Over an algebraically closed field you can also proceed without R-R as here.

*Surjectivity came from the fact that if $D\in \mathrm{Div}^0(E)$ then by R-R we have $h^0(D+(O))=1$ so if  $f\in H^0(E,D+(O))$ is not constant we have $\text{div}(f)=-D-(O)+(P)$ for some $P$. As $\deg(D)=\deg(\mathrm{div}(f))=0$ we get $\deg(P)=\deg(O)=1$ hence $P\in E(k)$ and then $$P\mapsto (P)-(O)\sim D$$
Now to prove that this group law $\oplus$ coincides with the geometric group law (the one defined with lines) when $E$ is given by a Weierstrass equation $$E:Y^2Z=4X^3-aX^2-bZ^3$$ it's enough to notice that $P\oplus Q\oplus R = O$
$\iff$ $P,Q,R$ are coolinear $\iff$ there is a degree one homogeneous polynomial $F(X,Y,Z)$ with $V(F)=\{P,Q,R\}$ $\iff$ $\mathrm{div}(\frac{F}{Z})=(P)+(Q)+(R)-3(O)$
(notice that the intersection multiplicity between $V(Z)$ and $E$ is $3$, hence the $3(O)$ term) $\iff$ $P+Q+R=O$ with the addition descrived above. Notice that all the above its true when the set $\{P,Q,R\}$ degenerates with tangencies.

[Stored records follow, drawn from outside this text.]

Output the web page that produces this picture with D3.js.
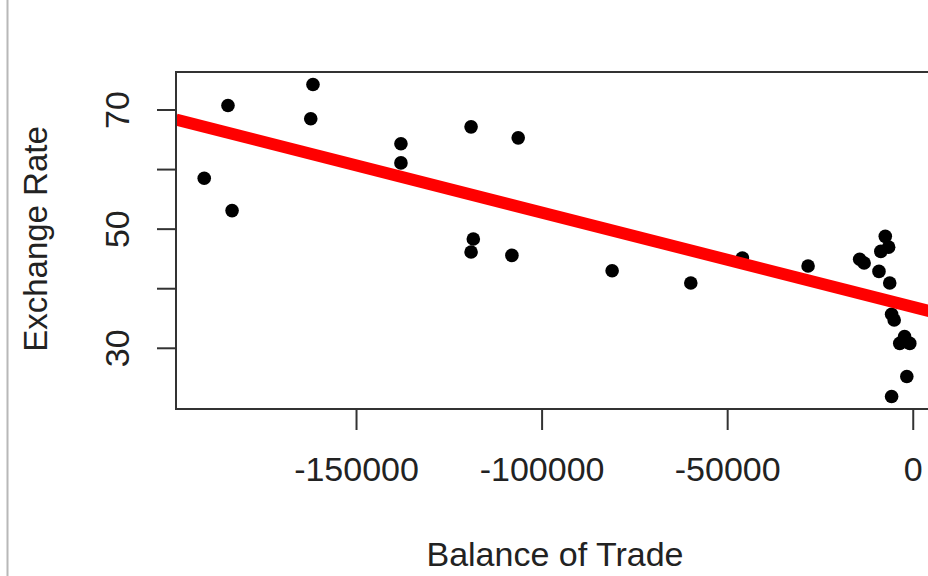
<!DOCTYPE html>
<html>
<head>
<meta charset="utf-8">
<script src="https://cdn.jsdelivr.net/npm/d3@7"></script>
<style>
  html, body { margin: 0; padding: 0; background: #fff; overflow: hidden; }
  svg { display: block; }
  text { font-family: "Liberation Sans", Arial, sans-serif; fill: #222; }
</style>
</head>
<body>
<svg id="chart" width="928" height="576"></svg>
<script>
// ---- data ----
const balance = [-190900, -184500, -183400, -161600, -162200, -137900, -137900, -119000, -106300,
  -118400, -119000, -108000, -81000, -59800, -45900, -28200, -14300, -13100, -7400, -6500,
  -8600, -9100, -6200, -5700, -5000, -2200, -3500, -800, -1600, -5700];
const exchangeRate = [58.45, 70.67, 53.03, 74.2, 68.44, 64.24, 61.04, 67.09, 65.24,
  48.27, 46.08, 45.51, 42.94, 40.87, 45.08, 43.73, 44.87, 44.24, 48.71, 46.89,
  46.18, 42.82, 40.87, 35.63, 34.66, 31.9, 30.74, 30.74, 25.18, 21.82];
const xTicks = [-150000, -100000, -50000, 0];
const yTicks = [30, 40, 50, 60, 70];
const yTickLabels = [30, 50, 70];
const fitIntercept = 36.86;
const fitSlope = -0.0001585;
const xLabel = "Balance of Trade";
const yLabel = "Exchange Rate";

// ---- layout ----
const plotL = 176, plotR = 938, plotT = 72, plotB = 409;
const svg = d3.select("#chart");

// R-style 4% padding on the data range
function padded(vals) {
  const [a, b] = d3.extent(vals);
  const d = (b - a) * 0.04;
  return [a - d, b + d];
}
const x = d3.scaleLinear().domain(padded(balance)).range([plotL, plotR]);
const y = d3.scaleLinear().domain(padded(exchangeRate)).range([plotB, plotT]);

// left gray border of the window
svg.append("line").attr("x1", 7.5).attr("x2", 7.5).attr("y1", 0).attr("y2", 576)
  .attr("stroke", "#b8b8b8").attr("stroke-width", 2);

svg.append("clipPath").attr("id", "plotclip")
  .append("rect").attr("x", plotL).attr("y", plotT).attr("width", plotR - plotL).attr("height", plotB - plotT);

// points
svg.append("g").selectAll("circle").data(balance).join("circle")
  .attr("cx", (d) => x(d))
  .attr("cy", (d, i) => y(exchangeRate[i]))
  .attr("r", 6.8)
  .attr("fill", "#000");

// regression line (abline)
const [x0, x1] = x.domain();
svg.append("line")
  .attr("clip-path", "url(#plotclip)")
  .attr("x1", x(x0)).attr("y1", y(fitIntercept + fitSlope * x0))
  .attr("x2", x(x1)).attr("y2", y(fitIntercept + fitSlope * x1))
  .attr("stroke", "#ff0000").attr("stroke-width", 12);

// box
svg.append("rect").attr("x", plotL).attr("y", plotT).attr("width", plotR - plotL).attr("height", plotB - plotT)
  .attr("fill", "none").attr("stroke", "#333").attr("stroke-width", 2);

// x axis
const xAxis = d3.axisBottom(x).tickValues(xTicks).tickSize(21)
  .tickFormat((d) => String(d));
const gx = svg.append("g").attr("transform", `translate(0,${plotB})`).call(xAxis);
gx.select(".domain").remove();
gx.selectAll(".tick line").attr("stroke", "#333").attr("stroke-width", 2);
gx.selectAll(".tick text").attr("font-size", 34).attr("fill", "#222")
  .attr("font-family", "'Liberation Sans', Arial, sans-serif")
  .attr("dy", null).attr("y", 72);

// y axis
const yAxis = d3.axisLeft(y).tickValues(yTicks).tickSize(19)
  .tickFormat((d) => yTickLabels.includes(d) ? String(d) : "");
const gy = svg.append("g").attr("transform", `translate(${plotL},0)`).call(yAxis);
gy.select(".domain").remove();
gy.selectAll(".tick line").attr("stroke", "#333").attr("stroke-width", 2);
gy.selectAll(".tick text")
  .attr("font-size", 34).attr("fill", "#222")
  .attr("font-family", "'Liberation Sans', Arial, sans-serif")
  .attr("x", null).attr("dy", null)
  .attr("text-anchor", "middle")
  .attr("transform", "translate(-47,0) rotate(-90)");

// axis titles
svg.append("text").attr("x", 555).attr("y", 566).attr("text-anchor", "middle")
  .attr("font-size", 34).text(xLabel);
svg.append("text").attr("transform", "translate(47,239) rotate(-90)").attr("text-anchor", "middle")
  .attr("font-size", 33).text(yLabel);
</script>
</body>
</html>
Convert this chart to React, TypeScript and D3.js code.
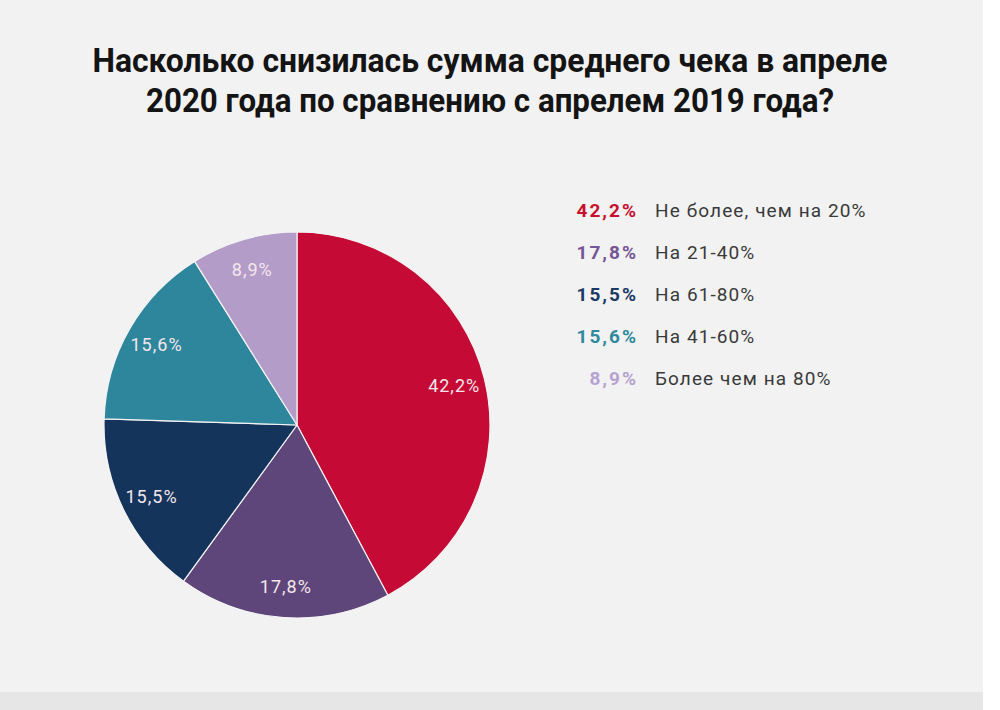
import { useEffect, useRef } from "react"
import * as d3 from "d3"

const TITLE_LINES = [
  "Насколько снизилась сумма среднего чека в апреле",
  "2020 года по сравнению с апрелем 2019 года?",
]
const TITLE_WIDTHS = [795, 688]

// slices in drawing order, clockwise from 12 o'clock
const SLICE_LABELS = [
  "Не более, чем на 20%",
  "На 21-40%",
  "На 61-80%",
  "На 41-60%",
  "Более чем на 80%",
]
const SLICE_VALUES = [42.2, 17.8, 15.5, 15.6, 8.9]
const SLICE_COLORS = ["#c50b35", "#5e467a", "#15345c", "#2e869c", "#b39dc8"]
const LEGEND_COLORS = ["#c8102e", "#765796", "#1b3a66", "#2f8a9e", "#b7a2d0"]

const W = 1000
const H = 710
const BG = "#f2f2f2"
const INK = "#141414"
const TEXT = "#3a3a3a"
const FONT = "Roboto, 'DejaVu Sans', sans-serif"

const fmt = (v: number) => v.toFixed(1).replace(".", ",") + "%"

export default function App() {
  const ref = useRef<SVGSVGElement>(null)

  useEffect(() => {
    if (!ref.current) return
    const svg = d3.select(ref.current)
    svg.selectAll("*").remove()

    // card background + bottom strip
    svg.append("rect").attr("width", W).attr("height", H).attr("fill", "#ffffff")
    svg.append("rect").attr("width", 983).attr("height", 692).attr("fill", BG)
    svg.append("rect").attr("y", 692).attr("width", 983).attr("height", H - 692).attr("fill", "#e6e6e6")

    // title, squeezed to a condensed look
    svg
      .append("g")
      .selectAll("text")
      .data(TITLE_LINES)
      .join("text")
      .attr("x", 490)
      .attr("y", (_, i) => 72 + i * 40)
      .attr("text-anchor", "middle")
      .attr("font-family", FONT)
      .attr("font-weight", 700)
      .attr("font-size", 34)
      .attr("textLength", (_, i) => TITLE_WIDTHS[i])
      .attr("lengthAdjust", "spacingAndGlyphs")
      .attr("fill", INK)
      .text((d) => d)

    // pie
    const cx = 297
    const cy = 425
    const R = 193
    const data = SLICE_VALUES.map((v, i) => ({ v, i }))
    const pie = d3
      .pie<{ v: number; i: number }>()
      .value((d) => d.v)
      .sort(null)
    const arcs = pie(data)
    const arc = d3.arc<d3.PieArcDatum<{ v: number; i: number }>>().innerRadius(0).outerRadius(R)
    const labelArc = d3
      .arc<d3.PieArcDatum<{ v: number; i: number }>>()
      .innerRadius(162)
      .outerRadius(162)

    const g = svg.append("g").attr("transform", `translate(${cx},${cy})`)
    g.selectAll("path")
      .data(arcs)
      .join("path")
      .attr("d", arc)
      .attr("fill", (d) => SLICE_COLORS[d.data.i])
      .attr("stroke", "#f4f4f4")
      .attr("stroke-width", 1.2)
      .attr("stroke-linejoin", "round")

    g.selectAll("text")
      .data(arcs)
      .join("text")
      .attr("transform", (d) => `translate(${labelArc.centroid(d)})`)
      .attr("text-anchor", "middle")
      .attr("dominant-baseline", "central")
      .attr("font-family", FONT)
      .attr("font-size", 18)
      .attr("letter-spacing", 1)
      .attr("fill", "#f3e6ec")
      .text((d) => fmt(d.data.v))

    // legend
    const legend = svg.append("g")
    const rowY = (i: number) => 210 + i * 42.2
    legend
      .selectAll("text.pct")
      .data(SLICE_VALUES)
      .join("text")
      .attr("class", "pct")
      .attr("x", 638)
      .attr("y", (_, i) => rowY(i))
      .attr("text-anchor", "end")
      .attr("dominant-baseline", "central")
      .attr("font-family", FONT)
      .attr("font-weight", 700)
      .attr("font-size", 19)
      .attr("letter-spacing", 2)
      .attr("fill", (_, i) => LEGEND_COLORS[i])
      .text((d) => fmt(d))
    legend
      .selectAll("text.lbl")
      .data(SLICE_LABELS)
      .join("text")
      .attr("class", "lbl")
      .attr("x", 655)
      .attr("y", (_, i) => rowY(i))
      .attr("dominant-baseline", "central")
      .attr("font-family", FONT)
      .attr("font-size", 19)
      .attr("letter-spacing", 1.1)
      .attr("fill", TEXT)
      .text((d) => d)
  }, [])

  return (
    <svg
      ref={ref}
      width={W}
      height={H}
      style={{ position: "absolute", left: 0, top: 0, display: "block" }}
    />
  )
}
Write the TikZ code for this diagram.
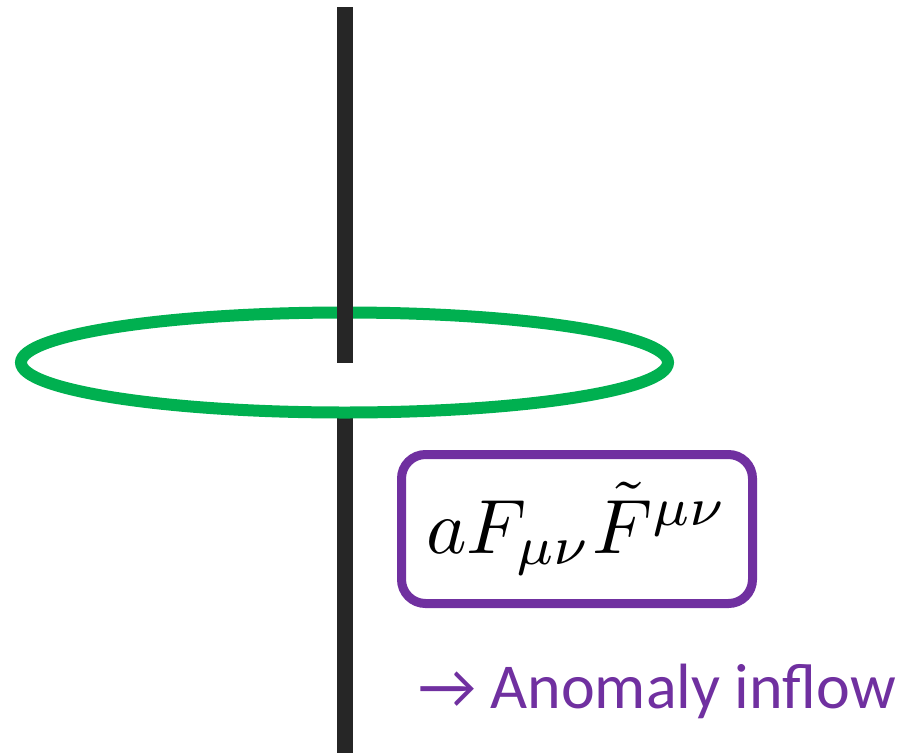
\documentclass[tikz,border=0pt]{standalone}
\usepackage{amsmath}
\usepackage{fontspec}
\newfontfamily\calfont{Carlito}
\usepackage{tikz}
\usetikzlibrary{shapes.geometric, positioning}
\definecolor{axisgray}{HTML}{262626}
\definecolor{loopgreen}{HTML}{00B050}
\definecolor{termpurple}{HTML}{7030A0}
\tikzset{
    string line/.style={draw=axisgray, line width=16pt},
    loop ring/.style={ellipse, draw=loopgreen, line width=12pt, inner sep=0pt,
        minimum width=647pt, minimum height=100pt},
    term box/.style={draw=termpurple, line width=9pt, rounded corners=24pt,
        minimum width=351pt, minimum height=149pt, inner sep=0pt},
    term label/.style={text=termpurple, font=\calfont\fontsize{64}{70}\selectfont,
        inner sep=0pt},
}

\begin{document}
\begin{tikzpicture}[x=1pt, y=-1pt]
        \useasboundingbox (0,0) rectangle (902,753);
        \coordinate (top) at (344.5,7);
        \coordinate (bottom) at (344.5,753);
        \coordinate (ringc) at (344.5,362.5);

        \draw[string line] (ringc |- 0,412) -- (bottom);
        \node[loop ring] (ring) at (ringc) {};
        \draw[string line] (top) -- (ring.center);

        \node[term box] (term) at (577,529) {};
        \node[scale=7.7, inner sep=0pt] (action) at (term.center)
            {$aF_{\mu\nu}\tilde{F}^{\mu\nu}$};

        \node[term label, anchor=base west] (inflow) at (418,708) {→ Anomaly inflow};
    \end{tikzpicture}
\end{document}
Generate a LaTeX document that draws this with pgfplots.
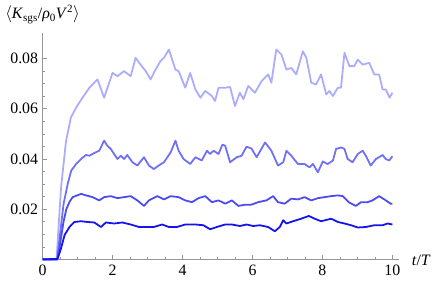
\documentclass[border=0pt]{standalone}
\usepackage{fontspec}
\setmainfont{Liberation Serif}
\usepackage{pgfplots}
\pgfplotsset{compat=1.18}

\definecolor{cA}{RGB}{20,20,235}
\definecolor{cB}{RGB}{75,75,240}
\definecolor{cC}{RGB}{112,112,246}
\definecolor{cD}{RGB}{172,172,255}
\definecolor{axgray}{RGB}{150,150,150}

\begin{document}
\fontsize{16}{19}\selectfont
\begin{tikzpicture}
\begin{axis}[
  scale only axis,
  width=359bp, height=228bp,
  xmin=0, xmax=10.2, ymin=0, ymax=0.0903,
  axis lines*=left,
  axis line style={axgray, line width=0.8pt},
  xtick={0,2,...,10}, ytick={0.02,0.04,0.06,0.08},
  minor x tick num=3, minor y tick num=3,
  extra y ticks={0.005,0.01,0.015}, extra y tick labels={},
  extra y tick style={major tick length=2.5bp, tick style={axgray}},
  tick align=inside,
  major tick length=4bp, minor tick length=2.5bp,
  tick style={axgray, line width=0.6pt},
  xticklabel={\pgfmathprintnumber[assume math mode=true]{\tick}},
  yticklabel={\pgfmathprintnumber[assume math mode=true, fixed, precision=2, fixed zerofill]{\tick}},
  yticklabel style={xshift=1bp},
  ticklabel style={font=\fontsize{16}{19}\selectfont},
  scaled y ticks=false,
  clip=false,
  every axis plot/.append style={line width=1.8pt, line join=round},
]
\addplot[cD] coordinates {
(0,0) (0.40,0) (0.53,0.0288) (0.67,0.047) (0.81,0.0565) (0.96,0.0605) (1.14,0.0644)
(1.34,0.0684) (1.57,0.0717) (1.76,0.0644) (2.00,0.0743) (2.14,0.0730)
(2.33,0.0750) (2.52,0.0730) (2.66,0.0803) (2.80,0.0776) (2.95,0.0750)
(3.09,0.0717) (3.23,0.0756) (3.37,0.0790) (3.47,0.0803) (3.61,0.0836)
(3.80,0.0756) (3.89,0.0750) (4.08,0.0684) (4.22,0.0743) (4.37,0.0677)
(4.51,0.0644) (4.65,0.0671) (4.84,0.0651) (4.93,0.0631) (5.03,0.0684)
(5.22,0.0684) (5.36,0.0687) (5.50,0.0611) (5.64,0.0664) (5.74,0.0638)
(5.88,0.0691) (6.07,0.0664) (6.26,0.0710) (6.45,0.0737) (6.54,0.0704)
(6.68,0.0836) (6.83,0.0816) (6.97,0.0756) (7.11,0.0763) (7.25,0.0737)
(7.44,0.0829) (7.54,0.0803) (7.68,0.0704) (7.82,0.0697) (7.96,0.0737)
(8.11,0.0657) (8.20,0.0671) (8.30,0.0651) (8.44,0.0684) (8.53,0.0684)
(8.63,0.0823) (8.77,0.0770) (8.91,0.0770) (9.01,0.0796) (9.15,0.0776)
(9.34,0.0783) (9.48,0.0737) (9.62,0.0737) (9.72,0.0677) (9.81,0.0677)
(9.92,0.0644) (10.0,0.0664)
};
\addplot[cC] coordinates {
(0,0) (0.42,0) (0.50,0.010) (0.60,0.022) (0.72,0.0301) (0.82,0.0354) (0.96,0.0380)
(1.10,0.0400) (1.24,0.0416) (1.34,0.0413) (1.48,0.0424) (1.62,0.0433)
(1.76,0.0473) (1.85,0.0453) (1.95,0.0440) (2.14,0.0400) (2.24,0.0413)
(2.33,0.0400) (2.42,0.0416) (2.57,0.0387) (2.71,0.0374) (2.90,0.0407)
(3.04,0.0374) (3.18,0.0360) (3.32,0.0374) (3.47,0.0387) (3.66,0.0426)
(3.80,0.0473) (3.89,0.0433) (4.03,0.0400) (4.22,0.0380) (4.37,0.0407)
(4.55,0.0394) (4.70,0.0433) (4.79,0.0420) (4.89,0.0433) (5.03,0.0420)
(5.14,0.0457) (5.22,0.0453) (5.36,0.0387) (5.55,0.0407) (5.69,0.0413)
(5.83,0.0449) (5.97,0.0442) (6.12,0.0407) (6.36,0.0466) (6.54,0.0433)
(6.73,0.0374) (6.88,0.0387) (6.97,0.0433) (7.11,0.0413) (7.30,0.0380)
(7.49,0.0380) (7.63,0.0367) (7.73,0.0380) (7.87,0.0347) (8.01,0.0390)
(8.15,0.0380) (8.30,0.0394) (8.39,0.0440) (8.53,0.0446) (8.63,0.0440)
(8.72,0.0400) (8.86,0.0387) (9.01,0.0420) (9.15,0.0433) (9.24,0.0413)
(9.38,0.0374) (9.53,0.0400) (9.72,0.0416) (9.81,0.0400) (9.91,0.0394)
(10.0,0.0411)
};
\addplot[cB] coordinates {
(0,0) (0.42,0) (0.50,0.006) (0.60,0.015) (0.68,0.020) (0.77,0.0229) (0.86,0.0248)
(1.10,0.0261) (1.24,0.0255) (1.43,0.0248) (1.62,0.0235) (1.76,0.0248)
(1.95,0.0252) (2.14,0.0244) (2.33,0.0248) (2.52,0.0252) (2.71,0.0235)
(2.90,0.0213) (3.04,0.0235) (3.28,0.0252) (3.47,0.0239) (3.66,0.0252)
(3.89,0.0248) (4.08,0.0235) (4.27,0.0228) (4.46,0.0244) (4.65,0.0252)
(4.84,0.0228) (5.03,0.0235) (5.22,0.0222) (5.41,0.0235) (5.60,0.0213)
(5.79,0.0218) (5.97,0.0218) (6.16,0.0228) (6.40,0.0235) (6.59,0.0252)
(6.73,0.0228) (6.92,0.0222) (7.11,0.0242) (7.30,0.0239) (7.49,0.0248)
(7.68,0.0235) (7.87,0.0244) (8.06,0.0248) (8.25,0.0252) (8.44,0.0255)
(8.58,0.0252) (8.77,0.0226) (8.96,0.0213) (9.10,0.0228) (9.29,0.0228)
(9.43,0.0235) (9.62,0.0252) (9.77,0.0239) (9.95,0.0222) (10.0,0.0222)
};
\addplot[cA] coordinates {
(0,0) (0.43,0.0002) (0.52,0.004) (0.63,0.0097) (0.77,0.0129) (0.91,0.0149)
(1.10,0.0152) (1.29,0.0149) (1.48,0.0147) (1.67,0.0129) (1.81,0.0147)
(2.05,0.0143) (2.28,0.0147) (2.52,0.0139) (2.76,0.0129) (2.95,0.0129)
(3.18,0.0129) (3.42,0.0139) (3.61,0.0129) (3.84,0.0129) (4.08,0.0139)
(4.37,0.0139) (4.60,0.0136) (4.79,0.0120) (4.98,0.0129) (5.22,0.0139)
(5.41,0.0139) (5.64,0.0133) (5.83,0.0139) (6.02,0.0133) (6.21,0.0136)
(6.45,0.0129) (6.64,0.0112) (6.78,0.0129) (6.88,0.0156) (6.97,0.0143)
(7.16,0.0152) (7.39,0.0162) (7.61,0.0173) (7.78,0.0162) (7.96,0.0152)
(8.25,0.0162) (8.44,0.0149) (8.63,0.0143) (8.82,0.0136) (9.01,0.0127)
(9.24,0.0129) (9.48,0.0136) (9.72,0.0136) (9.86,0.0143) (10.0,0.0139)
};
\node[anchor=base, font=\fontsize{16}{19}\selectfont] at (axis description cs:0,1) [yshift=14bp]
  {$\langle$\textit{K}\textsubscript{sgs}/\textit{ρ}\textsubscript{0}\textit{V}\textsuperscript{2}$\rangle$};
\node[anchor=base west, font=\fontsize{16}{19}\selectfont] at (axis description cs:1,0) [xshift=7bp, yshift=-6bp]
  {\textit{t}/\textit{T}};
\end{axis}
\end{tikzpicture}
\end{document}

A: Do you know that for an elliptic curve $K$ is the zero divisor? That is, $K=\mathcal{O}_E$? If you knew this, RR implies $l(D)\geq 3$ first. Thus $D$ is an effective divisor of degree 3 and thus $l(K-D)=l(-D)=0$, since negative degree divisor can not be effective. Then, you have $l(D)=3$, which is what you want.
I do not understand your statement `so it suffices to show $l(D)-l(K-D)=3$', but isn't that what RR says, since $\deg D=3$?